Currencies are another area of geo-economic conflict. Sanctions can heavily restrict their convertibility. Trade in the Russian rouble has fallen precipitously as demand has dried up, but it is not yet at the nadir reached by Cuba, which is forced to operate both an inconvertible domestic peso and a convertible one.

This is perhaps the most important, and novel, battlefield in the Russian-Western geo-economic war. Restrictions on foreign coinage have also existed but, historically, money took its value from the base metal it was made of – foreign monarchs’ visages could be melted off. This is no longer the case – as University of Cambridge’s Geoffrey Ingham explained, today “money is a form of sovereignty and as such it cannot be understood without reference to an authority”.

This has in large part been enabled by the movement of money across borders, which accidentally emerged from the collapse of the Bretton Woods system in which the US was supposed to be the gold provider of last resort. If you can exchange your paper money for someone else’s that represents a better store of value, there is less need for gold and silver.
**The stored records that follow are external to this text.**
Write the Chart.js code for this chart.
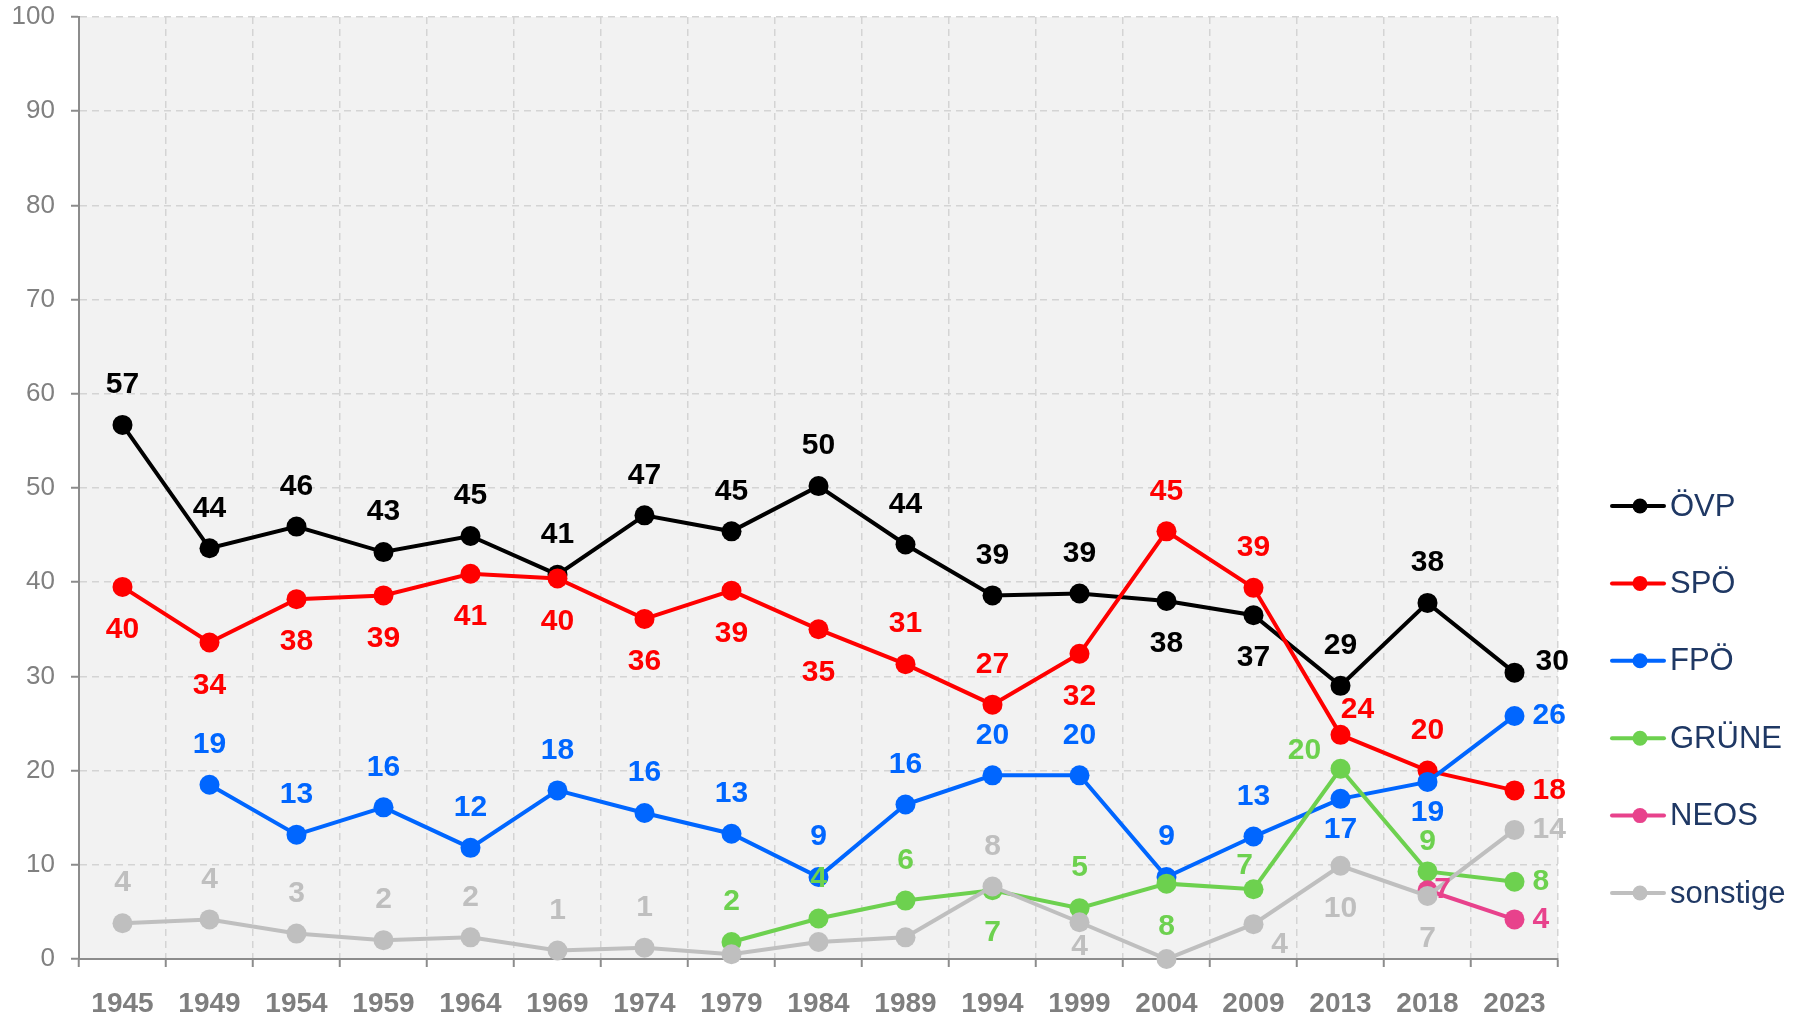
<!DOCTYPE html>
<html>
<head>
<meta charset="utf-8">
<script src="https://cdn.jsdelivr.net/npm/chart.js@4.4.1/dist/chart.umd.min.js"></script>
<style>
  html, body { margin: 0; padding: 0; background: #fff; }
  #wrap { width: 1800px; height: 1014px; position: relative; }
</style>
</head>
<body>
<div id="wrap"><canvas id="chart"></canvas></div>
<script>
      // Wahlergebnisse in Prozent
      const years = ["1945", "1949", "1954", "1959", "1964", "1969", "1974", "1979", "1984",
        "1989", "1994", "1999", "2004", "2009", "2013", "2018", "2023"];
      const ovp = [56.7, 43.6, 45.9, 43.2, 44.9, 40.8, 47.1, 45.4, 50.2, 44.0, 38.6, 38.8, 38.0, 36.5, 29.0, 37.8, 30.4];
      const spo = [39.5, 33.6, 38.2, 38.6, 40.9, 40.4, 36.1, 39.1, 35.0, 31.3, 27.0, 32.4, 45.4, 39.4, 23.8, 20.0, 17.9];
      const fpo = [null, 18.5, 13.2, 16.1, 11.8, 17.9, 15.5, 13.3, 8.7, 16.4, 19.5, 19.5, 8.7, 13.0, 17.0, 18.8, 25.8];
      const gruene = [null, null, null, null, null, null, null, 1.8, 4.3, 6.2, 7.3, 5.4, 8.0, 7.4, 20.2, 9.3, 8.2];
      const neos = [null, null, null, null, null, null, null, null, null, null, null, null, null, null, null, 7.3, 4.2];
      const sonstige = [3.8, 4.2, 2.7, 2.0, 2.3, 0.9, 1.2, 0.5, 1.8, 2.3, 7.7, 3.9, 0.0, 3.7, 9.9, 6.7, 13.7];
      const yTicks = [0, 10, 20, 30, 40, 50, 60, 70, 80, 90, 100];

      // where each value label sits relative to its point ("" = no label)
      const ovpPos = ["a", "a", "a", "a", "a", "a", "a", "a", "a", "a", "a", "a", "b", "b", "a", "a", "ru"];
      const spoPos = ["b", "b", "b", "b", "b", "b", "b", "b", "b", "a", "a", "b", "a", "a", "ar", "a", "r"];
      const fpoPos = ["", "a", "a", "a", "a", "a", "a", "a", "a", "a", "a", "a", "a", "a", "b1", "b1", "r"];
      const gruenePos = ["", "", "", "", "", "", "", "a", "a", "a", "b", "a", "b", "al2", "al", "a2", "r"];
      const neosPos = ["", "", "", "", "", "", "", "", "", "", "", "", "", "", "", "rr", "r"];
      const sonstigePos = ["a", "a", "a", "a", "a", "a", "a", "", "", "", "a", "b2", "", "br", "b", "b", "r"];

      const offsets = {
        a: [0, -40, "center"], a2: [0, -30, "center"],
        b: [0, 43, "center"], b1: [0, 31, "center"], b2: [0, 24, "center"],
        r: [18, 0, "left"], ru: [21, -11, "left"],
        ar: [17, -25, "center"], al: [-36, -18, "center"], al2: [-9, -24, "center"],
        br: [26, 21, "center"], rr: [15, 0, "center"],
      };

      Chart.defaults.font.family = "'Liberation Sans', Arial, sans-serif";

      const mk = (label, data, color, pos, order) => ({
        label: label,
        data: data,
        borderColor: color,
        backgroundColor: color,
        pointBackgroundColor: color,
        pointBorderWidth: 0,
        pointRadius: 10,
        pointHoverRadius: 10,
        borderWidth: 4,
        tension: 0,
        clip: false,
        order: order,
        labelPos: pos,
      });

      // grey plot background
      const plotBg = {
        id: "plotBg",
        beforeDraw(chart) {
          const { ctx, chartArea: a } = chart;
          ctx.save();
          ctx.fillStyle = "#F2F2F2";
          ctx.fillRect(a.left, a.top, a.right - a.left, a.bottom - a.top);
          ctx.restore();
        },
      };

      // value labels next to the points
      const valueLabels = {
        id: "valueLabels",
        afterDatasetsDraw(chart) {
          const ctx = chart.ctx;
          ctx.save();
          ctx.font = "bold 30px 'Liberation Sans', Arial, sans-serif";
          ctx.textBaseline = "middle";
          chart.data.datasets.forEach((ds, i) => {
            const meta = chart.getDatasetMeta(i);
            meta.data.forEach((pt, j) => {
              const v = ds.data[j];
              const code = ds.labelPos[j];
              if (v === null || !code) return;
              const o = offsets[code];
              ctx.fillStyle = ds.borderColor;
              ctx.textAlign = o[2];
              ctx.fillText(String(Math.round(v)), pt.x + o[0], pt.y + o[1]);
            });
          });
          ctx.restore();
        },
      };

      // legend on the right: line + point + name
      const sideLegend = {
        id: "sideLegend",
        afterDraw(chart) {
          const ctx = chart.ctx;
          ctx.save();
          chart.data.datasets.forEach((ds, i) => {
            const y = 506 + i * 77.4;
            ctx.strokeStyle = ds.borderColor;
            ctx.lineWidth = 4;
            ctx.lineCap = "round";
            ctx.beginPath();
            ctx.moveTo(1612, y);
            ctx.lineTo(1664, y);
            ctx.stroke();
            ctx.fillStyle = ds.borderColor;
            ctx.beginPath();
            ctx.arc(1640, y, 7.5, 0, Math.PI * 2);
            ctx.fill();
            ctx.fillStyle = "#1F3864";
            ctx.font = "31px 'Liberation Sans', Arial, sans-serif";
            ctx.textAlign = "left";
            ctx.textBaseline = "middle";
            ctx.fillText(ds.label, 1670, y + 1);
          });
          ctx.restore();
        },
      };

      const ctx = document.getElementById("chart").getContext("2d");
      const chart = new Chart(ctx, {
        type: "line",
        data: {
          labels: years,
          datasets: [
            mk("ÖVP", ovp, "#000000", ovpPos, 6),
            mk("SPÖ", spo, "#FF0000", spoPos, 5),
            mk("FPÖ", fpo, "#0066FF", fpoPos, 4),
            mk("GRÜNE", gruene, "#6DD14F", gruenePos, 3),
            mk("NEOS", neos, "#E8428C", neosPos, 2),
            mk("sonstige", sonstige, "#BFBFBF", sonstigePos, 1),
          ],
        },
        options: {
          responsive: true,
          maintainAspectRatio: false,
          animation: false,
          layout: { padding: { top: 17, right: 242, bottom: 0, left: 0 } },
          plugins: {
            legend: { display: false },
            tooltip: { enabled: false },
          },
          scales: {
            x: {
              offset: true,
              grid: {
                offset: true,
                color: "#D4D4D4",
                lineWidth: 1.5,
                tickColor: "#8C8C8C",
                tickWidth: 2,
                tickLength: 8,
              },
              border: { color: "#8C8C8C", width: 2, dash: [7, 5] },
              ticks: {
                color: "#7F7F7F",
                font: { size: 28, weight: "bold" },
                padding: 20,
                maxRotation: 0,
                autoSkip: false,
              },
              afterFit: (s) => { s.height = 55; },
            },
            y: {
              min: 0,
              max: 100,
              afterBuildTicks: (s) => { s.ticks = yTicks.map((v) => ({ value: v })); },
              grid: {
                color: "#D4D4D4",
                lineWidth: 1.5,
                tickColor: "#8C8C8C",
                tickWidth: 2,
                tickLength: 8,
              },
              border: { color: "#8C8C8C", width: 2, dash: [7, 5] },
              ticks: {
                color: "#808080",
                font: { size: 26 },
                padding: 16,
              },
              afterFit: (s) => {
                s.width = 79;
                s.paddingTop = 0;
                s.paddingBottom = 0;
              },
            },
          },
        },
        plugins: [plotBg, valueLabels, sideLegend],
      });
</script>
</body>
</html>
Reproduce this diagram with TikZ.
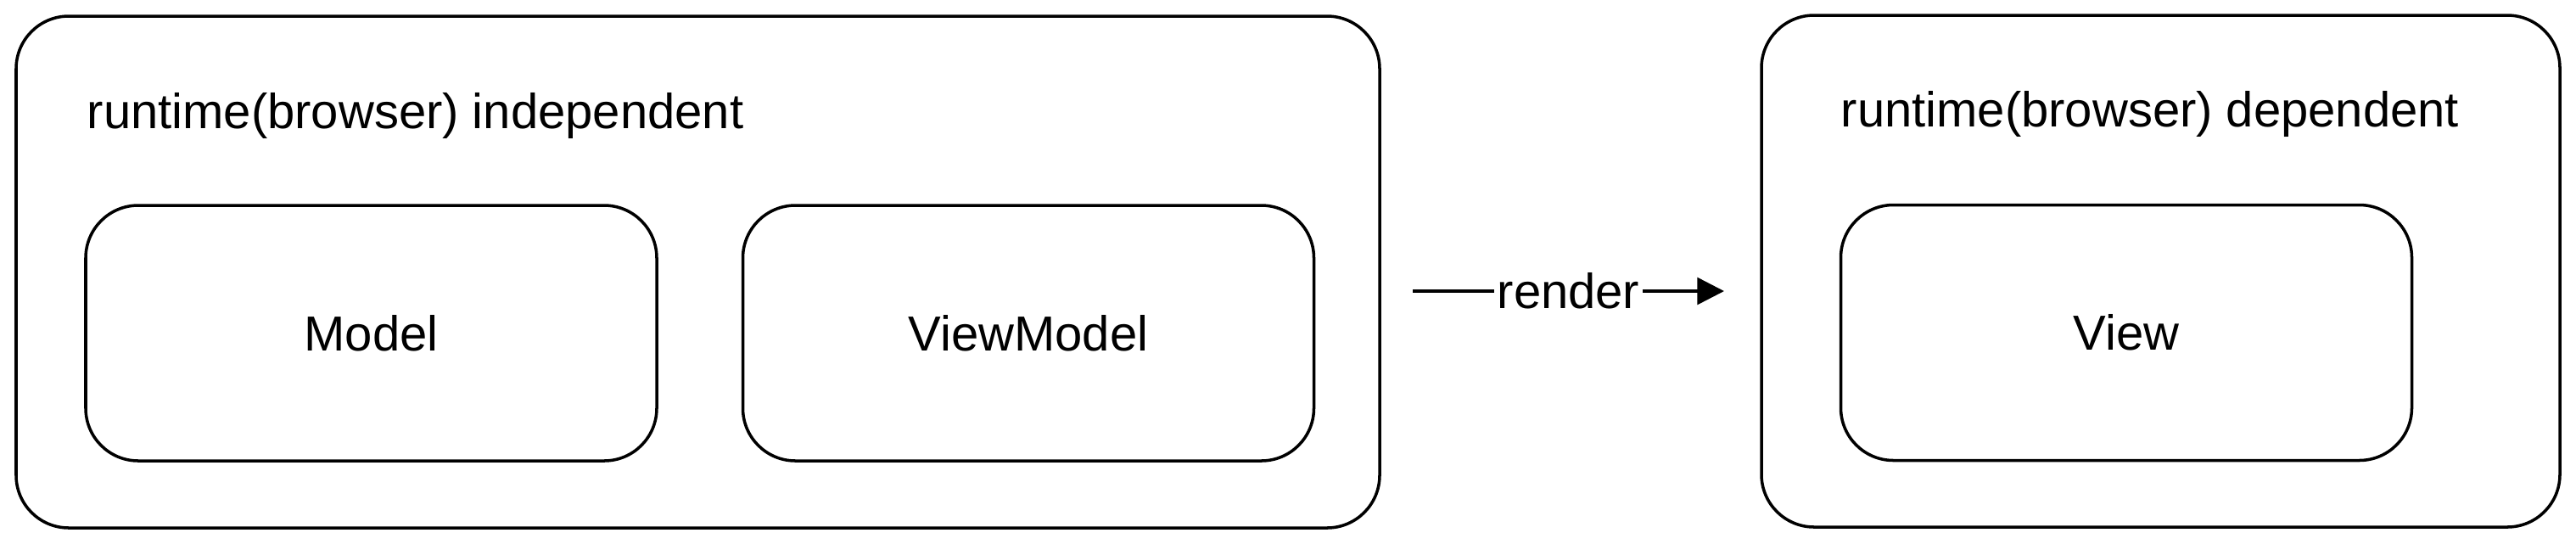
\documentclass[tikz,border=0pt]{standalone}
\usepackage{fontspec}
\setmainfont{Liberation Sans}
\usetikzlibrary{arrows.meta}
\tikzset{
    frame/.style={
        draw,
        rounded corners=0.62cm,
        line width=1pt,
        inner sep=0mm,
        outer sep=0mm,
        font=\fontsize{16.5}{20}\selectfont
    },
    outerbox/.style={frame, minimum height=6.03cm},
    innerbox/.style={frame, minimum width=6.73cm, minimum height=3.01cm},
    boxtitle/.style={anchor=base west, inner sep=0mm, font=\fontsize{16.5}{20}\selectfont},
    flow/.style={line width=1pt, -{Triangle[length=9pt,width=9pt]}}
}

\begin{document}
\begin{tikzpicture}
    \useasboundingbox (0,0) rectangle (30.36,-6.4);
    % left side
    \node[outerbox, minimum width=16.07cm] (indep) at (8.225,-3.205) {};
    \node[boxtitle] (indeptitle) at (1.02,-1.51) {runtime(browser) independent};
    \node[innerbox] (model) at (4.375,-3.925) {Model};
    \node[innerbox] (viewmodel) at (12.12,-3.925) {ViewModel};
    % right side
    \node[outerbox, minimum width=9.41cm] (dep) at (25.465,-3.195) {};
    \node[boxtitle] (deptitle) at (21.69,-1.49) {runtime(browser) dependent};
    \node[innerbox] (view) at (25.06,-3.92) {View};
    % render arrow
    \coordinate (rfrom) at (16.65,-3.43);
    \coordinate (rto) at (20.32,-3.43);
    \draw[flow] (rfrom) -- node[fill=white, inner sep=1pt, font=\fontsize{16.5}{20}\selectfont] (render) {render} (rto);
\end{tikzpicture}
\end{document}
Russia has not yet lost this war, even once it defaults. Its currency remains convertible, though it could still be shut off if Europe gains the courage to act on oil and gas sales. But Russia is undoubtedly losing: its commodity tools are no match for the West’s debt bans in terms of economic impact.

Even if Russia proves victorious in the battle for Ukraine, it may well lose the war if it is defeated economically.